### [Supplied material]
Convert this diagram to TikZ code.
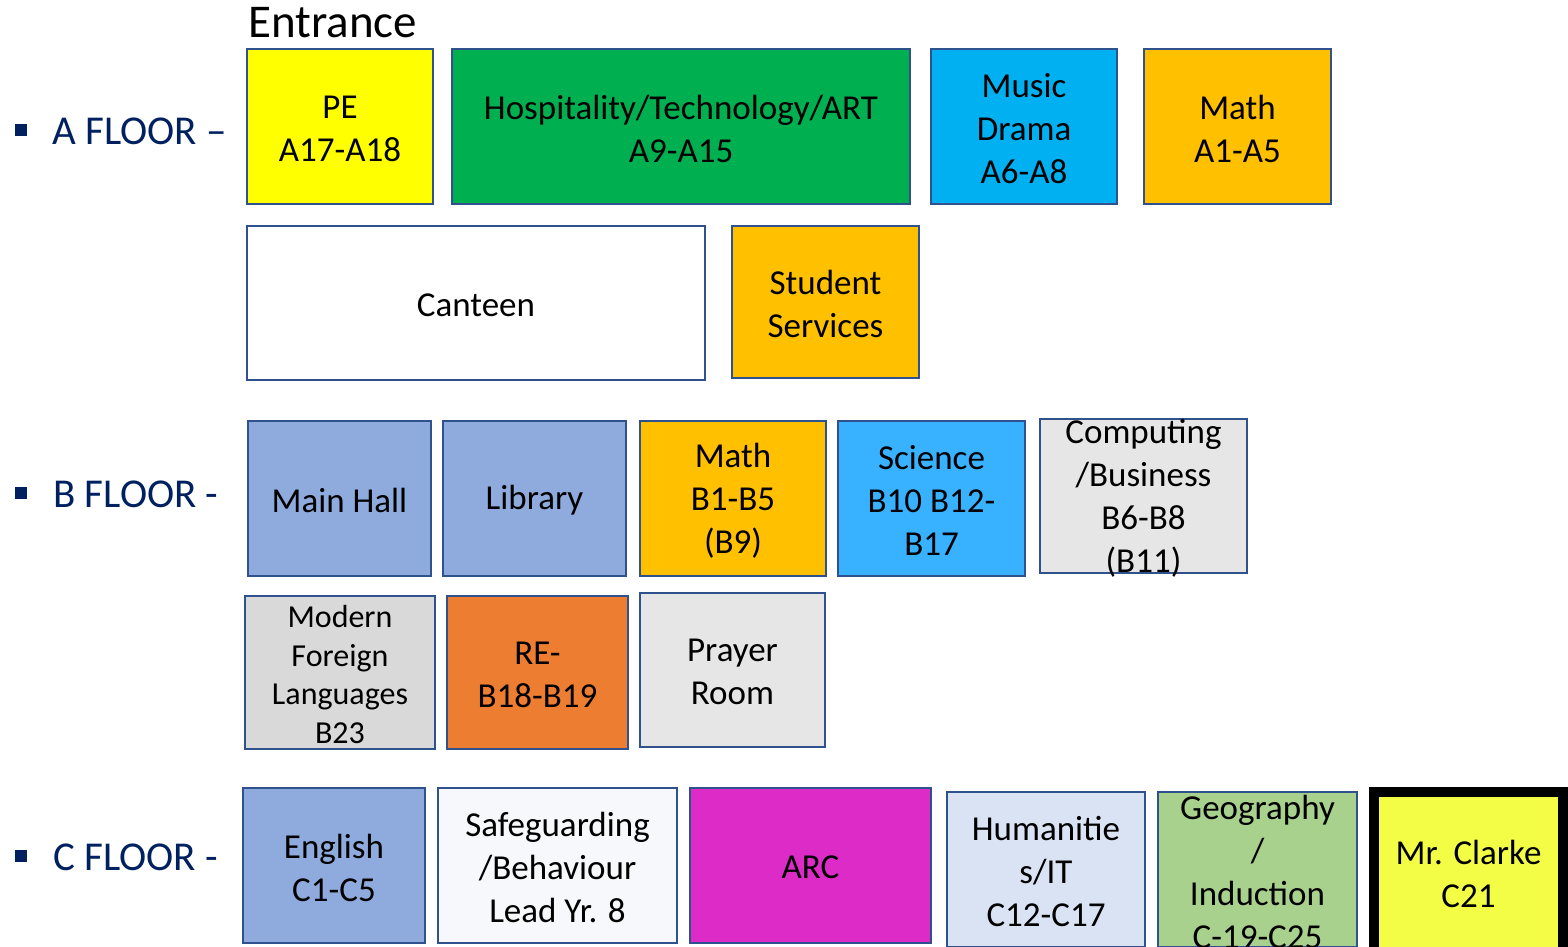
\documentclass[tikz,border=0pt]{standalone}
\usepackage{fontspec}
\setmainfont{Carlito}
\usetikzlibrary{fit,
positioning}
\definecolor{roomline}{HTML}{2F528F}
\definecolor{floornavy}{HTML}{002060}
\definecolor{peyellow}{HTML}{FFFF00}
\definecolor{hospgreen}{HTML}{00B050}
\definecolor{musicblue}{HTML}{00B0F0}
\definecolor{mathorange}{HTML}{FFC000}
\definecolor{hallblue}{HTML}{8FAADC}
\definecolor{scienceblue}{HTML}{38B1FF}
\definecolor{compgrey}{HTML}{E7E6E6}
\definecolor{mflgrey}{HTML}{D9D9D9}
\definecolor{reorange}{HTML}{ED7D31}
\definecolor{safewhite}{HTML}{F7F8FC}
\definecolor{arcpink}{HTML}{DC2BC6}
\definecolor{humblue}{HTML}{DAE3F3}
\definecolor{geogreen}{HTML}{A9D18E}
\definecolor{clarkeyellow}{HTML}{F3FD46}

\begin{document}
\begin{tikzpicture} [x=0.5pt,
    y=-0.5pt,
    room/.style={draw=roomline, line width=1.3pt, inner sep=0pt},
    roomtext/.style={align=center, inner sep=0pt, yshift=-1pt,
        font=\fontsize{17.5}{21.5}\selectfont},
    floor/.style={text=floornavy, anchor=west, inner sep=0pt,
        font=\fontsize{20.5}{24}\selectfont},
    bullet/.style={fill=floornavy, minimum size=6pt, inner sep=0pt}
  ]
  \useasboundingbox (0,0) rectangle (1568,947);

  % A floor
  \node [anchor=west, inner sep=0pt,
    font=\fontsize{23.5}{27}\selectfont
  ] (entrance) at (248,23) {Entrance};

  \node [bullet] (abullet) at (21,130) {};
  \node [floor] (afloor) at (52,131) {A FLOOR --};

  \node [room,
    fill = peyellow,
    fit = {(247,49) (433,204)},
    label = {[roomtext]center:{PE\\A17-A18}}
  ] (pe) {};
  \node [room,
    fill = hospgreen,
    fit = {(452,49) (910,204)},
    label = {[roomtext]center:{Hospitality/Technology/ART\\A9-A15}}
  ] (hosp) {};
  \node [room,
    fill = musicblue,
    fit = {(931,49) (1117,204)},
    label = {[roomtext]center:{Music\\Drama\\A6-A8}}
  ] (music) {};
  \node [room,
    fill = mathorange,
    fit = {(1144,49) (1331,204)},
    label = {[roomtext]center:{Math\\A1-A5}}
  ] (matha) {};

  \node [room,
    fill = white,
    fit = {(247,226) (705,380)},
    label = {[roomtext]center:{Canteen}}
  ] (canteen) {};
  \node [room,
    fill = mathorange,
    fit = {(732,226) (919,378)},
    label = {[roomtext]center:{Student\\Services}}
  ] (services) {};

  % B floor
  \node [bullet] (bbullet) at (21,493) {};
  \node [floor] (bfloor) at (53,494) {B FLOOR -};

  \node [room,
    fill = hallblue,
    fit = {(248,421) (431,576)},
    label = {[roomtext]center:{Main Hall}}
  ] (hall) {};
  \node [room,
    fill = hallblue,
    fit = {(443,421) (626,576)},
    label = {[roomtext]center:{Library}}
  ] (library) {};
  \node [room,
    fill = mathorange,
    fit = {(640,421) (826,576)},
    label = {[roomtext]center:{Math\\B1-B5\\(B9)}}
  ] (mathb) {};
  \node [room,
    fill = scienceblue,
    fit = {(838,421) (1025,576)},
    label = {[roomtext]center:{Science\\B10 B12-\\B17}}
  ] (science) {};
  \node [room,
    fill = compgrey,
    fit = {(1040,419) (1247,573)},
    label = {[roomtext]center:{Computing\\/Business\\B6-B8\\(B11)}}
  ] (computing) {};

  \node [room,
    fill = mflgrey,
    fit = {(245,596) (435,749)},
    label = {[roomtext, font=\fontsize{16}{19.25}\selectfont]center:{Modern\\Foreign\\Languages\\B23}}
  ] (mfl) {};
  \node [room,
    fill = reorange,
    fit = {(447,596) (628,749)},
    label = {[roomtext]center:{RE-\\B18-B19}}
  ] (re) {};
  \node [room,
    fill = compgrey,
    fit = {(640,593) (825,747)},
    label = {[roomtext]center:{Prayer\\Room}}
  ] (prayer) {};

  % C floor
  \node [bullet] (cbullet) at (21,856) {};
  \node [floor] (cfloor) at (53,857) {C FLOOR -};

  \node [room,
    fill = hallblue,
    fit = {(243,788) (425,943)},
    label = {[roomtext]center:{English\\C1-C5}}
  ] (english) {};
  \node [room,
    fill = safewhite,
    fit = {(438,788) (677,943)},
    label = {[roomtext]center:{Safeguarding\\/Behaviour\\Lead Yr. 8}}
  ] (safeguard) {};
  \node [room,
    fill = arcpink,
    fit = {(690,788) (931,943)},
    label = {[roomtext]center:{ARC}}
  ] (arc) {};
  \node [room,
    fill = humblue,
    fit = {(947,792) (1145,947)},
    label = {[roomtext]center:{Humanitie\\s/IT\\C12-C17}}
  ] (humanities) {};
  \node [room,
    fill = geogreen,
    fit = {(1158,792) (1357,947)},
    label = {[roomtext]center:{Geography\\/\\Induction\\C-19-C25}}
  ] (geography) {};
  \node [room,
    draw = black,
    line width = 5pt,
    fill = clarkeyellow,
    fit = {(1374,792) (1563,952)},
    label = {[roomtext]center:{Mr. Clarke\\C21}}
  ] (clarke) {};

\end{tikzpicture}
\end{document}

### [Given problem]
From the opening line of the listing above through the line bearing "[floor] (afloor) at", repeat each line exactly. Drop every picture.

### [Solution to this task]
Convert this diagram to TikZ code.
\documentclass[tikz,border=0pt]{standalone}
\usepackage{fontspec}
\setmainfont{Carlito}
\usetikzlibrary{fit,
positioning}
\definecolor{roomline}{HTML}{2F528F}
\definecolor{floornavy}{HTML}{002060}
\definecolor{peyellow}{HTML}{FFFF00}
\definecolor{hospgreen}{HTML}{00B050}
\definecolor{musicblue}{HTML}{00B0F0}
\definecolor{mathorange}{HTML}{FFC000}
\definecolor{hallblue}{HTML}{8FAADC}
\definecolor{scienceblue}{HTML}{38B1FF}
\definecolor{compgrey}{HTML}{E7E6E6}
\definecolor{mflgrey}{HTML}{D9D9D9}
\definecolor{reorange}{HTML}{ED7D31}
\definecolor{safewhite}{HTML}{F7F8FC}
\definecolor{arcpink}{HTML}{DC2BC6}
\definecolor{humblue}{HTML}{DAE3F3}
\definecolor{geogreen}{HTML}{A9D18E}
\definecolor{clarkeyellow}{HTML}{F3FD46}

\begin{document}
\begin{tikzpicture} [x=0.5pt,
    y=-0.5pt,
    room/.style={draw=roomline, line width=1.3pt, inner sep=0pt},
    roomtext/.style={align=center, inner sep=0pt, yshift=-1pt,
        font=\fontsize{17.5}{21.5}\selectfont},
    floor/.style={text=floornavy, anchor=west, inner sep=0pt,
        font=\fontsize{20.5}{24}\selectfont},
    bullet/.style={fill=floornavy, minimum size=6pt, inner sep=0pt}
  ]
  \useasboundingbox (0,0) rectangle (1568,947);

  % A floor
  \node [anchor=west, inner sep=0pt,
    font=\fontsize{23.5}{27}\selectfont
  ] (entrance) at (248,23) {Entrance};

  \node [bullet] (abullet) at (21,130) {};
  \node [floor] (afloor) at (52,131) {A FLOOR --};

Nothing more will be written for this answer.